On Tuesday night, Sept. 14, a small group from Grand Rapids joined several hundred people for a town hall meeting on the Future of Media in Dearborn MI. The hearing, featuring FCC commissioners Michael Copps and Jonathan Adelstein, was organized by the media reform organization Free Press to give the public a chance to voice concerns over the state of the media today. The event included two panels of people representing various viewpoints and interests concerning media and everyone in attendance were allowed two minutes to address the commissioners.

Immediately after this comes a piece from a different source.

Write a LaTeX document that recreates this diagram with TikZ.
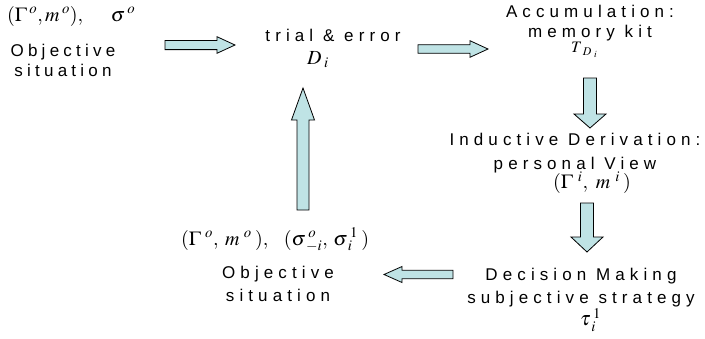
\documentclass[tikz,border=0pt]{standalone}
\usepackage{mathptmx}
\usepackage[no-math]{fontspec}
\setmainfont{Liberation Sans}[LetterSpace=30]
\usetikzlibrary{calc}
\definecolor{arrowfill}{HTML}{BFE3E5}
\tikzset{
  barrow/.style={draw=black, line width=0.8pt, fill=arrowfill, line join=miter},
  lbl/.style={font=\fontsize{17}{20}\selectfont, align=center, inner sep=0pt},
  mth/.style={font=\fontsize{20}{24}\selectfont, inner sep=0pt},
}
\newcommand\blockarrow[5]{%
  \coordinate (hb) at ($(#2)!#5!(#1)$);
  \filldraw[barrow] ($(#1)!#3!90:(#2)$) -- ($(hb)!#3!90:(#2)$) -- ($(hb)!#4!90:(#2)$)
    -- (#2) -- ($(hb)!#4!-90:(#2)$) -- ($(hb)!#3!-90:(#2)$) -- ($(#1)!#3!-90:(#2)$) -- cycle;
}
\begin{document}
\begin{tikzpicture}[x=1pt,y=-1pt]
  \useasboundingbox (0,0) rectangle (705,338);
  % texts
  \node[mth, anchor=west] (m1) at (7,16) {$(\Gamma^{\mkern3mu o},m^{\mkern3mu o}),\ \ \,\sigma^{\mkern3mu o}$};
  \node[lbl, font=\fontsize{17}{20}\selectfont\addfontfeatures{LetterSpace=25}] (o1) at (63,60) {Objective\\situation};
  \node[lbl] (t1) at (333,35) {trial \& error};
  \node[mth, anchor=west] (d1) at (307,60) {$D_{\mkern3mu i}$};
  \node[inner sep=0pt, font=\fontsize{16}{20}\selectfont, anchor=west] (tdi) at (571,50) {$T_{\mkern6mu D_{\mkern5mu i}}$};
  \node[lbl] (acc) at (590,23) {Accumulation:\\memory kit};
  \node[lbl, font=\fontsize{17}{24}\selectfont] (ind) at (575,153) {Inductive Derivation:\\personal View};
  \node[mth, anchor=west] (gi) at (553,183) {$(\Gamma^{\mkern6mu i},\mkern5mu m^{\mkern6mu i}\mkern3mu)$};
  \node[lbl, font=\fontsize{17}{23}\selectfont] (dec) at (581,288) {Decision Making\\subjective strategy};
  \node[mth, anchor=west] (tau) at (580,320) {$\tau^{\mkern3mu 1}_{\mkern3mu i}$};
  \node[mth, anchor=west] (m2) at (181,240) {$(\Gamma^{\mkern5mu o},\mkern4mu m^{\mkern5mu o}\mkern3mu),\mkern12mu(\sigma^{\mkern3mu o}_{\mkern3mu -i},\mkern3mu\sigma^{\mkern3mu 1}_{\mkern3mu i}\mkern3mu)$};
  \node[lbl, font=\fontsize{17}{23}\selectfont] (o2) at (278,284) {Objective\\situation};
  % arrows
  \coordinate (a1s) at (165,45);   \coordinate (a1e) at (235,45);
  \coordinate (a2s) at (418,49);   \coordinate (a2e) at (488,49);
  \coordinate (a3s) at (590,78);   \coordinate (a3e) at (590,128);
  \coordinate (a4s) at (587,203);  \coordinate (a4e) at (587,252);
  \coordinate (a5s) at (453,274.5);\coordinate (a5e) at (384,274.5);
  \coordinate (a6s) at (303,210);  \coordinate (a6e) at (303,88);
  \blockarrow{a1s}{a1e}{4.6pt}{8.3pt}{18pt}
  \blockarrow{a2s}{a2e}{4.3pt}{8.3pt}{18pt}
  \blockarrow{a3s}{a3e}{6.5pt}{16pt}{14pt}
  \blockarrow{a4s}{a4e}{6.5pt}{16pt}{15pt}
  \blockarrow{a5s}{a5e}{4.2pt}{8pt}{18pt}
  \blockarrow{a6s}{a6e}{6pt}{11.5pt}{32pt}
\end{tikzpicture}
\end{document}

The event was called for by Free Press to supplement the six official FCC Localism Hearings initiated by FCC Chairman Michael Powell after millions of Americans expressed outrage at last year's loosening of media ownership rules. While scheduled to end at 9:30, the event lasted until almost 11:00 with the two commissioners staying until all people had a chance to speak. The majority of the people that addressed the commissioners during the public comment section voiced there concerns about the decline of journalism and localism in media and linked this decline to increased media consolidation.
African American and Arab American voices were well represented in the crowd, as well as on the panels. The Arab American speakers expressed their concern with negative depictions of themselves in the media as well as the lack of programming that spoke to their community. The African American speakers voiced a variety of concerns, including (but not limited to) the lack of minority owned radio and TV stations, negative stereotypes on TV, under representation on Detroit area TV and radio and the inability of local artists to get airplay on Detroit area radio stations. Also addressed was the Committee to Save Educational Radio in Detroit campaign opposing the leasing of the Detroit Public School radio station WRCJ.
Amongst the panelists was low power FM advocate Stacie Trescott of pirate station Radio Free Ferndale. Radio Free Ferndale is planned act of civil disobedience against media consolidation and the lack of Low Power FM stations in the form of a pirate radio station. The station will go on air for two weeks, will feature various community debates, forums, and public announcements, and has garnered a wide variety of supporters and endorsements.
Also present in the crowd were representatives of the National Association of Broadcasters and other corporate media owners or managers. Many of these representatives of the "mainstream" media, including the station director of WOOD TV 8, spoke about their supposed commitment to the public interest and claimed that the free market, not government regulation, was the best vehicle for policing the public air waves. This comment garnered a chorus of boos and hisses from the crowd as well as a spirited rebuttal from Commissioner Adelstein. Several charities read pre-perpared statements praising various corporate media outlets that had assisted them in raising funds. These statements were then in turn used by the various corporate media representatives to argue that they do indeed serve the public interest. Interestingly, none of the spokespeople for the corporate media gave a reason for why, with the exception of one Detroit News reporter, none of the local "mainstream" news outlets bothered to cover the night's proceedings.